I just can’t Haacke it any longer
An account of Hans Haacke’s Dog and Pony Show
Question time. Whenever a distinguished speaker comes to impart his or her thoughts to a group, it is always “question time” that leaves me writhing in agony, sliding so far down my chair that my shoulders are level with everyone else’s knees, in the small hope that my palpable embarrassment might somehow disappear, along with me, under the chair. In those moments I’m embarrassed to be human. To be fair, I have to admit there aren’t many times when I’ve mustered the courage to ask a stupid question in front of 200 people. The fools are admirable. But I pity the speakers who have to respond, and who try to reply sensibly, reasonably, while attempting to retain their authority and lower themselves to the level of such a question. Ask a silly question, get a silly answer. If you want a Haacke, you’re going to get a Haacke.
So “question time” is a difficult balancing act. More difficult, still, if you happen to be a little tired, something of a vague speaker, perhaps a little past your prime, but nonetheless an utterly revered member of the art world. People want everything from you. For those two hours, you are God, and you’re going to tell us WHAT THE ARTIST’S ROLE IS IN THE WORLD, oh, and WHAT IS THE PRECISE RELATION BETWEEN ART AND POLITICS?

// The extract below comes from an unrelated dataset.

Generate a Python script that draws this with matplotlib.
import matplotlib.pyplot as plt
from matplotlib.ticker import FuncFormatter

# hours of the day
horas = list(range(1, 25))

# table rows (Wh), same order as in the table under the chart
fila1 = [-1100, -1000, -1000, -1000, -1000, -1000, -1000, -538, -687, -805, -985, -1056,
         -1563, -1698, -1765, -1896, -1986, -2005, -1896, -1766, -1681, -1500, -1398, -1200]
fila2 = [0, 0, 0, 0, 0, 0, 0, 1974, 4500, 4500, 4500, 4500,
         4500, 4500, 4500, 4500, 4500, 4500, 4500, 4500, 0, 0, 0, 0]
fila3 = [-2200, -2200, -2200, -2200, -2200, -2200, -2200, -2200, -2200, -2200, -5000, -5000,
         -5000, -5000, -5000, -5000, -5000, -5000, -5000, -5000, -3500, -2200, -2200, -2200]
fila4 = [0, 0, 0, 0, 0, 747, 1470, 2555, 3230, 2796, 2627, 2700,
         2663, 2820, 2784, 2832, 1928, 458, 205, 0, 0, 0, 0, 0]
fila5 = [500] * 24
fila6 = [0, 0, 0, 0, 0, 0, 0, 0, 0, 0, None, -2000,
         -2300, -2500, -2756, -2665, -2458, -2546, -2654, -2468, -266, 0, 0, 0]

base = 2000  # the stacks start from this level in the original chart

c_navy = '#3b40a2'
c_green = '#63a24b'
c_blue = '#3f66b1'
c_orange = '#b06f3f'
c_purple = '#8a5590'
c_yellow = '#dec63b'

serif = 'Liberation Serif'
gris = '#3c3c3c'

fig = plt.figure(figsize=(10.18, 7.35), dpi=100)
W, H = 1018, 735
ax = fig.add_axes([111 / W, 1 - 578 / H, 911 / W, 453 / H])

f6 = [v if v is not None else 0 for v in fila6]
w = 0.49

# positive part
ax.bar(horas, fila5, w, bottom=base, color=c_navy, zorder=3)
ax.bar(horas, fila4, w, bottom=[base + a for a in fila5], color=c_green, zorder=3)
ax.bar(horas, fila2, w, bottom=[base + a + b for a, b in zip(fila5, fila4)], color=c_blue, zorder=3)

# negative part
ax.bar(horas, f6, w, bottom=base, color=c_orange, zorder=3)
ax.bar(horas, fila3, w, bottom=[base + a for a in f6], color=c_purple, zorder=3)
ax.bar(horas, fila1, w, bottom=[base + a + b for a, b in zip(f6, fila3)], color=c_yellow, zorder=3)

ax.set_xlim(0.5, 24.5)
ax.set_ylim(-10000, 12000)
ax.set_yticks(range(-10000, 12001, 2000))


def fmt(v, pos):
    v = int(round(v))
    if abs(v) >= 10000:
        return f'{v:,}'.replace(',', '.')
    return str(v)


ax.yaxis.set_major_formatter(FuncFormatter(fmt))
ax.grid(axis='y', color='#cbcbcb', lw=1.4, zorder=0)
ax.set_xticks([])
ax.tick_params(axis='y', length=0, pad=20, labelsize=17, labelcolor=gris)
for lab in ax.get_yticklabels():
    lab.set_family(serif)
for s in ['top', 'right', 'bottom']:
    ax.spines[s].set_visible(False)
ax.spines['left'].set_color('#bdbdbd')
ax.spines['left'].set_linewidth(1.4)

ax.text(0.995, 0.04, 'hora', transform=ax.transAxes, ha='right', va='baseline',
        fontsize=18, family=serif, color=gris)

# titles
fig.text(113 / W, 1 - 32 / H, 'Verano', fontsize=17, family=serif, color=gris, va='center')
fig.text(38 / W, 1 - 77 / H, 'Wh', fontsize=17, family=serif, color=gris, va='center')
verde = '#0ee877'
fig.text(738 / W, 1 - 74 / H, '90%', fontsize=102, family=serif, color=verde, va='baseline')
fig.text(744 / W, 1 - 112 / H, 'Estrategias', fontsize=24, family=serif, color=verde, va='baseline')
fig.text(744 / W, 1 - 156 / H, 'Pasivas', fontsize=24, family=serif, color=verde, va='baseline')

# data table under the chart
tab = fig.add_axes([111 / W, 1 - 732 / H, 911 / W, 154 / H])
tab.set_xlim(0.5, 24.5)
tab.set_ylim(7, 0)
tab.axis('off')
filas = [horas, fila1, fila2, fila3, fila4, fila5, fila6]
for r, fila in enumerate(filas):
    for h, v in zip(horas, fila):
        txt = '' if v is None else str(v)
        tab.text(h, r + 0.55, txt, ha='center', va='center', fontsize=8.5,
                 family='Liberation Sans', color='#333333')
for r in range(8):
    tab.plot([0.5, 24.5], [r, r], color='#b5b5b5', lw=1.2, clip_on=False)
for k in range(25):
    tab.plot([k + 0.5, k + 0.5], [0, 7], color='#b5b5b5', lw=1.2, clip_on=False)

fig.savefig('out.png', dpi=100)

Hans Haacke’s Artspeaks Fellows lecture at the University of Chicago on April 7 was one such occasion. Notwithstanding this artist’s extraordinary career and his continued production of astute, political messages through art, the event left me, and others I spoke to, a little disappointed and mildly drowsy. Haacke spoke at a lulling, slow pace and made vague, rambling pronouncements. His works continue to fascinate, but the method of this presentation seemed as efficient as eating soup with a fork. Fortunately, F Newsmagazine had a chance to interview Haacke separately (see left), so this was not all there was to be made of the event.
To top off Haacke’s mix of ums, ahs and heartfelt comments during the Dog and Pony Show, we were left with an overly long and poorly moderated question time, commanded by some guy who didn’t introduce himself, and whose only memorable addition to the evening was a deeply voiced comment, “Louis Vuitton.” I would explain this more if I could, but it really was that peculiar and random.

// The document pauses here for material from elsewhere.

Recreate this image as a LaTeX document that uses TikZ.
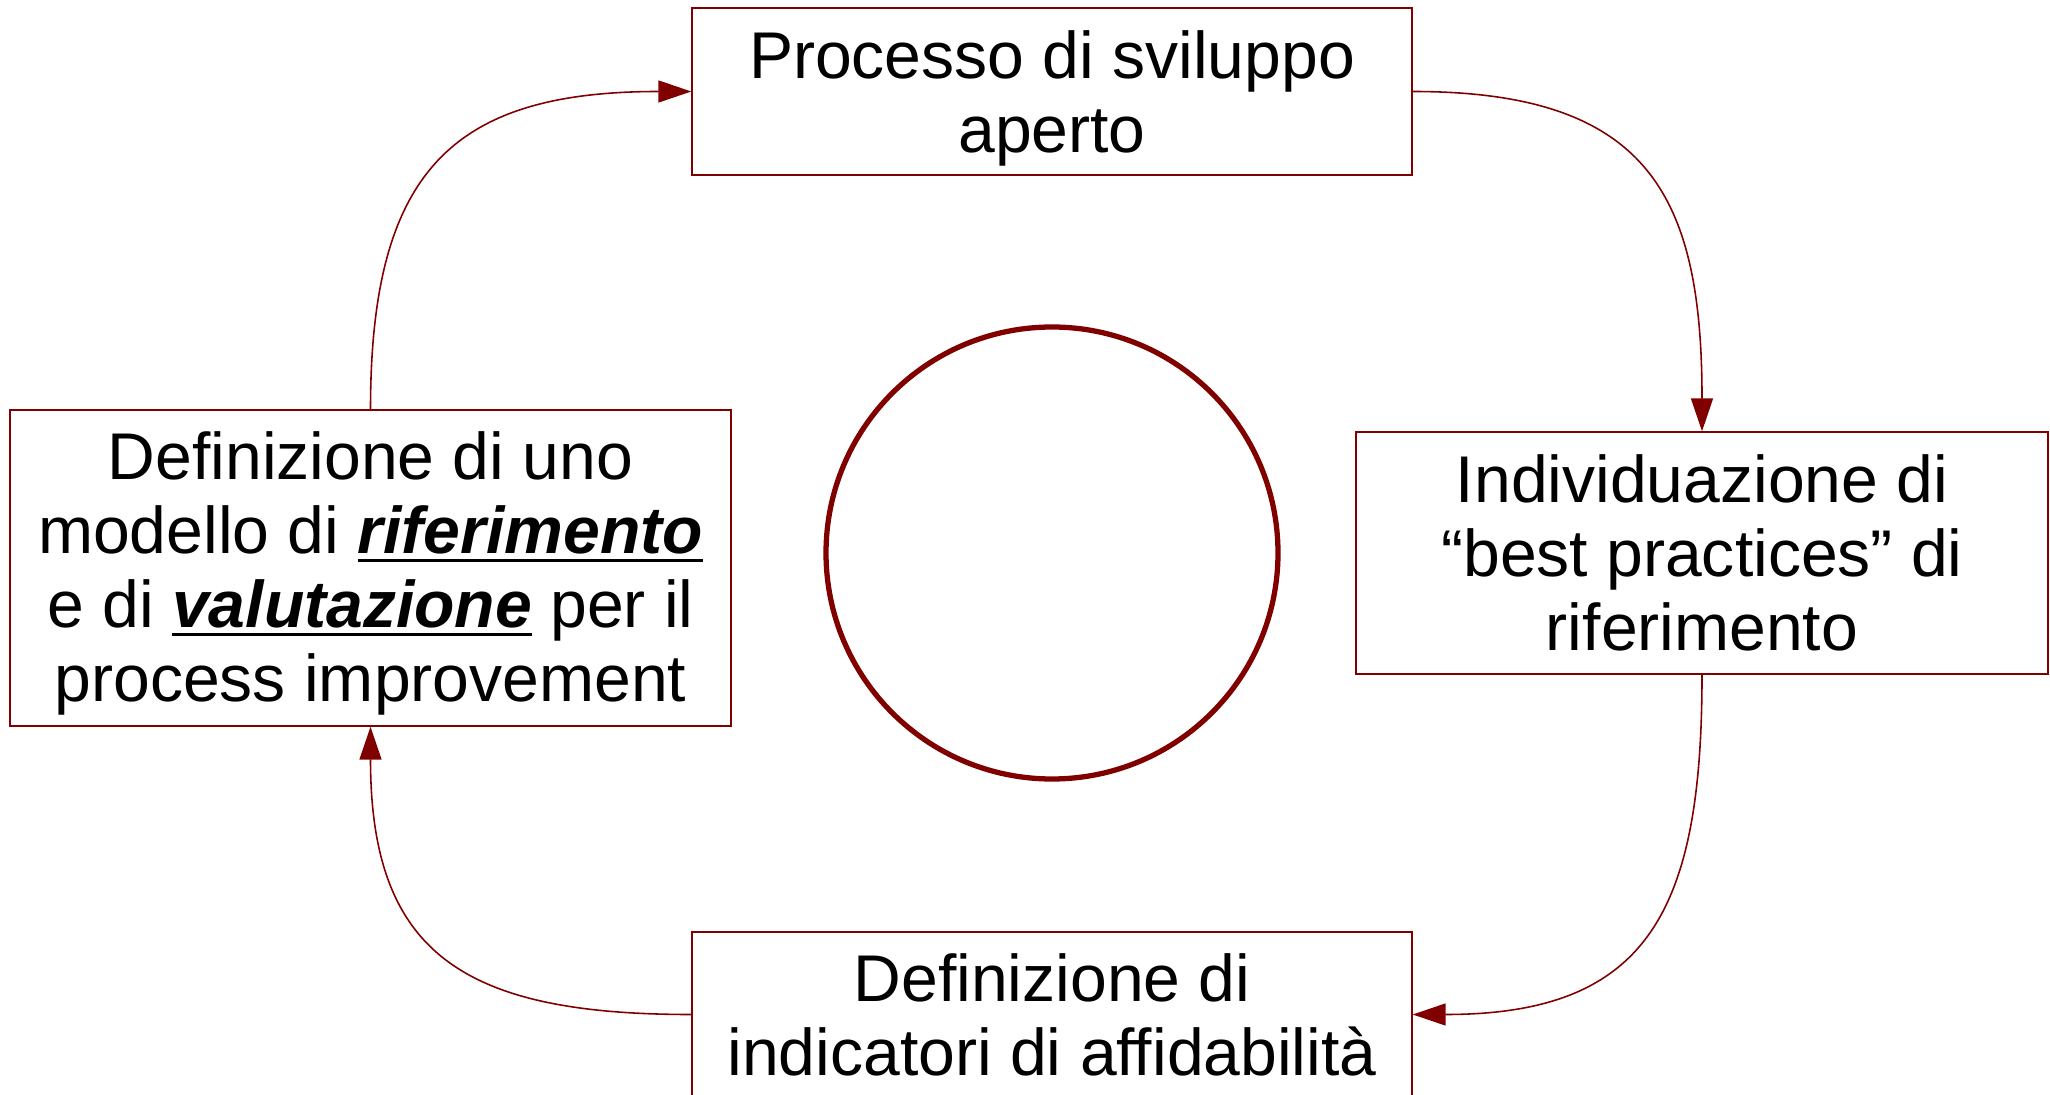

Delightfully though, Haacke used slides, even for recently shot photographs. His dogged old-school heroics are admirable.
During The Dog and Pony Show Haacke recounted selected moments in his artistic career, commenting on particular works that piqued his interest or that expressed something that he felt continues to be significant in the current political climate. Haacke has produced a series of works, many involving the stars of the U.S. flag, which directly critique U.S. foreign policy and George W. Bush’s administration, and the artist joked that he admires George Bush Senior very much, adding solemnly, “He’s an intellectual giant…compared to his son.”

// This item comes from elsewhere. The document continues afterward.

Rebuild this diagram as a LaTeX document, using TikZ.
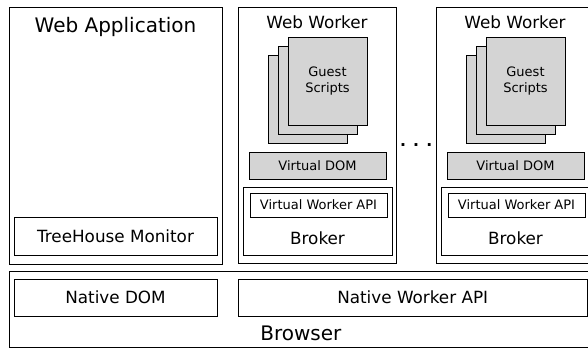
\documentclass[tikz,border=0pt]{standalone}
\usepackage{fontspec}
\setmainfont{DejaVu Sans}
\usepackage{tikz}
\usetikzlibrary{positioning}

\begin{document}
\begin{tikzpicture}[x=1pt,y=-1pt]
                \tikzset{box/.style = {draw, line width=0.9pt, inner sep=0pt}}
                \tikzset{page/.style = {box, fill=black!17, minimum width=79, minimum height=88}}
                \tikzset{big/.style = {font=\fontsize{20}{24}\selectfont}}
                \tikzset{mid/.style = {font=\fontsize{16.8}{20}\selectfont}}
                \tikzset{small/.style = {font=\fontsize{13}{16}\selectfont}}
                \tikzset{lbl/.style = {inner sep=0pt, anchor=base}}

                \useasboundingbox (0,0) rectangle (588,349);

                % web application
                \node[box, minimum width=213, minimum height=257] (webapp) at (115.5,135.5) {};
                \node[lbl, big] (webapptitle) at (115.5,32) {Web Application};
                \node[box, mid, minimum width=203, minimum height=38] (monitor) at (115.5,236) {TreeHouse Monitor};

                % first worker
                \node[box, minimum width=158, minimum height=256] (workerA) at (317,135) {};
                \node[lbl, mid] (workerAtitle) at (317,28.5) {Web Worker};
                \node[page] (pageAc) at (307.5,99.5) {};
                \node[page] (pageAb) at (318,90.5) {};
                \node[page, small, align=center] (pageAa) at (327.5,81) {Guest\\Scripts};
                \node[box, small, fill=black!17, minimum width=137, minimum height=27] (vdomA) at (317.5,165.5) {Virtual DOM};
                \node[box, minimum width=149, minimum height=68] (brokerA) at (317.5,221) {};
                \node[box, small, minimum width=137, minimum height=24] (vwaA) at (318.5,205) {Virtual Worker API};
                \node[lbl, mid] (brokerAtitle) at (317.5,244) {Broker};

                \node[lbl, font=\fontsize{15.6}{18}\selectfont\bfseries] (dots) at (416.2,146.7) {. . .};

                % second worker
                \node[box, minimum width=158, minimum height=256] (workerB) at (515,135) {};
                \node[lbl, mid] (workerBtitle) at (515,28.5) {Web Worker};
                \node[page] (pageBc) at (505.5,99.5) {};
                \node[page] (pageBb) at (516,90.5) {};
                \node[page, small, align=center] (pageBa) at (525.5,81) {Guest\\Scripts};
                \node[box, small, fill=black!17, minimum width=137, minimum height=27] (vdomB) at (515.5,165.5) {Virtual DOM};
                \node[box, minimum width=149, minimum height=68] (brokerB) at (515.5,221) {};
                \node[box, small, minimum width=137, minimum height=24] (vwaB) at (516.5,205) {Virtual Worker API};
                \node[lbl, mid] (brokerBtitle) at (515.5,244) {Broker};

                % browser
                \node[box, minimum width=589, minimum height=76.5] (browser) at (303.5,309.2) {};
                \node[box, mid, minimum width=203, minimum height=37] (nativedom) at (115.5,297.5) {Native DOM};
                \node[box, mid, minimum width=348.7, minimum height=37] (nativeapi) at (412.7,297.5) {Native Worker API};
                \node[lbl, big] (browsertitle) at (300.8,340) {Browser};

\end{tikzpicture}
\end{document}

One of the works that received the most attention by Haacke was his garden for the German Parliament, the Bundestag. The garden is an ongoing, participatory work which involves soil samples from more than 300 of the country’s electoral districts. The soil is brought to the parliament in sacks and emptied onto the garden by local representatives, and over time a wild garden has grown around neon lettering that reads: Der Bevolkerung (to the population). The garden grew in an unplanned manner from seeds that were already present in the soil samples. The only time this garden has been altered is when blackberries began to take hold and Haacke had to intervene in order to stop what he called the “master race” of weeds from killing everything else in the garden, a symbolism too ironic for comfort.